The historic town center has many preserved half-timbered houses and narrow streets have remained nearly unchanged for 300 years, making the town a popular tourist attraction nowadays. An open-air, classical music festival is staged annually at Burg Monschau. Historically, the main industry of the town was cloth-mills.
On the heights above the city is Monschau castle, which dates back to the 13th century — the first mention of Monschau was made in 1198. Beginning in 1433, the castle was used as a seat of the dukes of Jülich. In 1543, Emperor Charles V besieged it as part of the Geldern Feud, captured it and plundered the town. However, the castle stayed with Jülich until 1609, when it became part of Palatinate-Neuburg.
In 1795, the French captured the area and, under the name Montjoie, made it the capital of a canton of the Roer département.

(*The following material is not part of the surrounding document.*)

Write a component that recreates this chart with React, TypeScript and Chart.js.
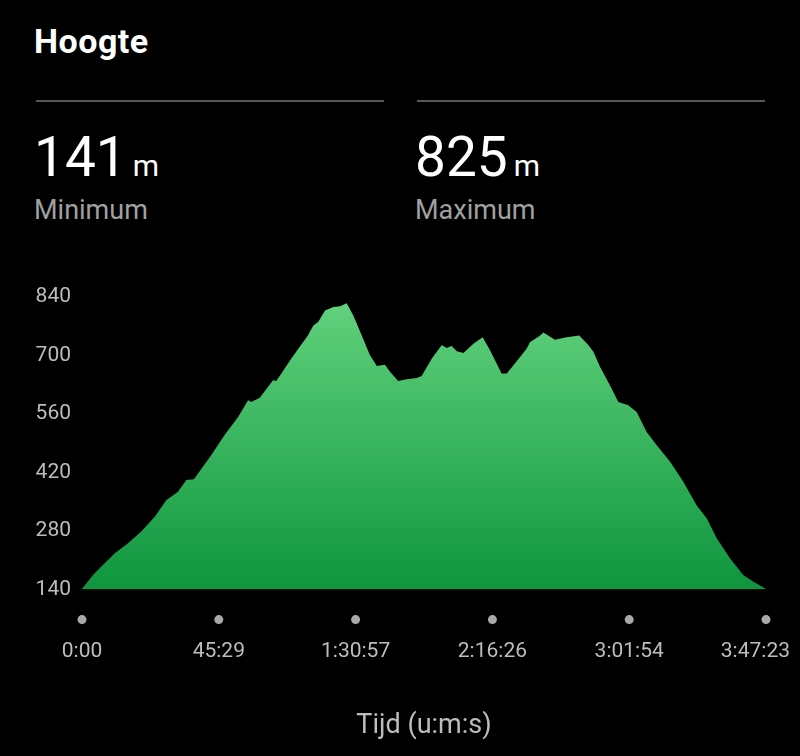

After the area became part of the Kingdom of Prussia in 1815, Monschau became the district capital of the Kreis Montjoie.
During World War I, some people argued that Monschau (or "Montjoie" as it was then still called) should be annexed to Belgium since they believed it historically to be a Walloon area that had been Germanized by the Prussians.
In 1918, William II, German Emperor, changed the name to Monschau. In 1972, the town was enlarged with the previous independent municipalities of Höfen, Imgenbroich, Kalterherberg, Konzen, Mützenich and Rohren. Mützenich, to the west of the town center, is an exclave of German territory surrounded by Belgium. It is separated from Germany by the Vennbahn railway line, which was assigned to Belgium by the Treaty of Versailles in 1919.
During World War II the town of Monschau, sitting on a vital road network, was a point of great tactical importance in the opening phase of the Battle of the Bulge in December 1944.